Common examples include:

  • spreadsheet-based inventory tracking
  • manual label creation
  • hand-written pick lists
  • disconnected shipping software
  • email-based order coordination

These systems work until volume spikes.

Then they introduce:

  • picking errors
  • delayed shipments
  • incorrect addresses
  • duplicate processing
  • missing inventory updates

Automation inside fulfillment environments reduces handling steps and improves consistency. A connected warehouse management system ensures orders flow directly from Shopify to picking and shipping without manual intervention.

This improves both speed and accuracy.

Mistake #6: Weak Returns Processes

Returns are one of the most overlooked fulfillment components in Shopify operations.

Many brands treat returns as exceptions rather than part of the fulfillment lifecycle.

As order volume increases, unmanaged returns create:

  • inventory loss
  • delayed refunds
  • customer dissatisfaction
  • warehouse congestion
  • inaccurate stock counts

A structured returns workflow keeps inventory moving and improves customer trust.

ProShipper supports returns processing alongside outbound fulfillment so inventory is inspected, restocked, or routed correctly without interrupting normal operations.

Efficient returns handling protects both margin and brand reputation.

Mistake #7: No Fulfillment Strategy for Peak Season Spikes

Promotions create fulfillment stress tests.

Events like:

  • Black Friday
  • Cyber Monday
  • product launches
  • influencer campaigns
  • holiday surges

can double or triple order volume overnight.

Brands relying on small internal teams often struggle during these periods.

Typical peak-season issues include:

  • shipping delays
  • stock miscounts
  • picking errors
  • packaging shortages
  • overwhelmed support teams

Scalable fulfillment infrastructure absorbs these spikes without disrupting delivery timelines.

Planning capacity ahead of demand ensures promotions generate growth instead of operational strain.

How to Know It Is Time to Switch to a 3PL

There is rarely a single moment when outsourcing fulfillment becomes necessary.

Instead, brands usually see patterns like:

  • shipping taking more time than marketing or product development
  • warehouse space running out
  • customer complaints increasing
  • cross-border demand rising
  • hiring fulfillment staff instead of growth roles
  • shipping costs becoming unpredictable

At roughly 100 to 300 orders per month, many Shopify brands begin evaluating external fulfillment support.

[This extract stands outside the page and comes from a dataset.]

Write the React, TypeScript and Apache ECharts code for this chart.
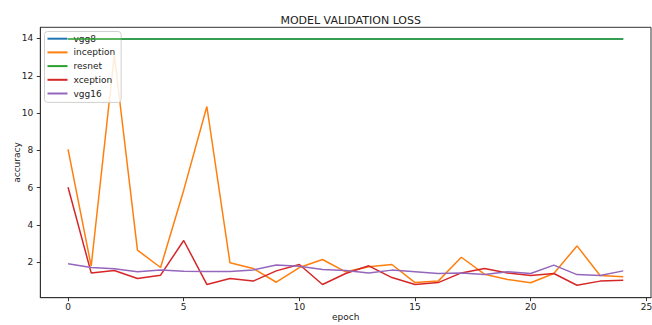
import React, { useEffect, useRef } from "react";
import * as echarts from "echarts";

const epochs = [0,1,2,3,4,5,6,7,8,9,10,11,12,13,14,15,16,17,18,19,20,21,22,23,24];
const vgg8 = [13.97,13.97,13.97,13.97,13.97,13.97,13.97,13.97,13.97,13.97,13.97,13.97,13.97,13.97,13.97,13.97,13.97,13.97,13.97,13.97,13.97,13.97,13.97,13.97,13.97];
const inception = [8.05,1.78,13.1,2.64,1.71,5.86,10.35,1.96,1.66,0.92,1.71,2.14,1.48,1.75,1.87,0.9,0.98,2.26,1.35,1.07,0.89,1.39,2.87,1.28,1.21];
const resnet = [13.97,13.97,13.97,13.97,13.97,13.97,13.97,13.97,13.97,13.97,13.97,13.97,13.97,13.97,13.97,13.97,13.97,13.97,13.97,13.97,13.97,13.97,13.97,13.97,13.97];
const xception = [6.02,1.42,1.55,1.12,1.3,3.16,0.8,1.12,0.98,1.53,1.87,0.8,1.39,1.8,1.17,0.8,0.9,1.42,1.66,1.42,1.28,1.39,0.76,0.98,1.03];
const vgg16 = [1.91,1.71,1.64,1.48,1.57,1.51,1.5,1.5,1.58,1.84,1.78,1.6,1.55,1.42,1.57,1.48,1.39,1.42,1.33,1.48,1.39,1.84,1.33,1.28,1.53];

const seriesNames = ["vgg8", "inception", "resnet", "xception", "vgg16"];
const seriesValues = [vgg8, inception, resnet, xception, vgg16];
const colors = ["#1f77b4", "#ff7f0e", "#2ca02c", "#d62728", "#9467bd"];

const xTicks = [0, 5, 10, 15, 20, 25];
const yTicks = [2, 4, 6, 8, 10, 12, 14];

const FONT = "DejaVu Sans";

export default function App() {
  const ref = useRef<HTMLDivElement>(null);
  useEffect(() => {
    if (!ref.current) return;
    const chart = echarts.init(ref.current, undefined, { renderer: "svg" });
    chart.setOption({
      animation: false,
      backgroundColor: "#ffffff",
      textStyle: { fontFamily: FONT },
      title: {
        text: "MODEL VALIDATION LOSS",
        left: 345.7,
        top: 10,
        textAlign: "center",
        textStyle: { fontFamily: FONT, fontSize: 11, fontWeight: "normal", color: "#222" },
      },
      legend: {
        orient: "vertical",
        left: 44.5,
        top: 31.5,
        data: seriesNames,
        icon: "rect",
        itemWidth: 20,
        itemHeight: 2,
        itemGap: 4.7,
        padding: [2.7, 6, 4.4, 3],
        backgroundColor: "rgba(255,255,255,0.85)",
        borderColor: "#d0d0d0",
        borderWidth: 1,
        borderRadius: 3,
        textStyle: { fontFamily: FONT, fontSize: 9, color: "#222", padding: [0, 0, 0, 1] },
      },
      grid: {
        left: 40.3,
        right: 1,
        top: 27.3,
        bottom: 27.3,
        containLabel: false,
        outerBoundsMode: "none",
        show: true,
        borderColor: "#333",
        borderWidth: 1,
        backgroundColor: "#fff",
      },
      xAxis: {
        type: "value",
        min: -1.2,
        max: 25.2,
        name: "epoch",
        nameLocation: "middle",
        nameGap: 15,
        nameMoveOverlap: false,
        nameTextStyle: { fontFamily: FONT, fontSize: 9, color: "#222" },
        axisLine: { show: true, onZero: false, lineStyle: { color: "#333", width: 1 } },
        axisTick: { show: true, length: 3.5, customValues: xTicks, lineStyle: { color: "#333" } },
        axisLabel: { customValues: xTicks, fontFamily: FONT, fontSize: 9, color: "#222", margin: 5 },
        splitLine: { show: false },
      },
      yAxis: {
        type: "value",
        min: 0.09,
        max: 14.6,
        name: "accuracy",
        nameLocation: "middle",
        nameGap: 19,
        nameMoveOverlap: false,
        nameRotate: 90,
        nameTextStyle: { fontFamily: FONT, fontSize: 9, color: "#222" },
        axisLine: { show: true, onZero: false, lineStyle: { color: "#333", width: 1 } },
        axisTick: { show: true, length: 3.5, customValues: yTicks, lineStyle: { color: "#333" } },
        axisLabel: { customValues: yTicks, fontFamily: FONT, fontSize: 9, color: "#222", margin: 7 },
        splitLine: { show: false },
      },
      series: seriesNames.map((name, i) => ({
        name,
        type: "line",
        data: epochs.map((e, j) => [e, seriesValues[i][j]]),
        showSymbol: false,
        symbol: "none",
        lineStyle: { width: 1.5, color: colors[i] },
        itemStyle: { color: colors[i] },
        z: 2 + i,
      })),
    });
    return () => chart.dispose();
  }, []);
  return (
    <div
      ref={ref}
      style={{ position: "fixed", left: 0, top: 0, width: 652, height: 325, background: "#fff" }}
    />
  );
}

By 1,000+ monthly orders, structured logistics typically becomes essential. ProShipper helps brands transition from in-house fulfillment to scalable infrastructure without interrupting existing order flow.

Conclusion: Fulfillment Should Support Growth, Not Limit It

Most Shopify fulfillment mistakes are timing problems, not strategy problems. Systems that worked at launch rarely support scale without adjustment. Brands that improve inventory visibility, automate workflows, reduce shipping complexity, and plan for cross-border growth create stronger delivery experiences and healthier margins.

If fulfillment is starting to consume more time than product, marketing, or customer experience, it may be the right moment to rethink your logistics structure.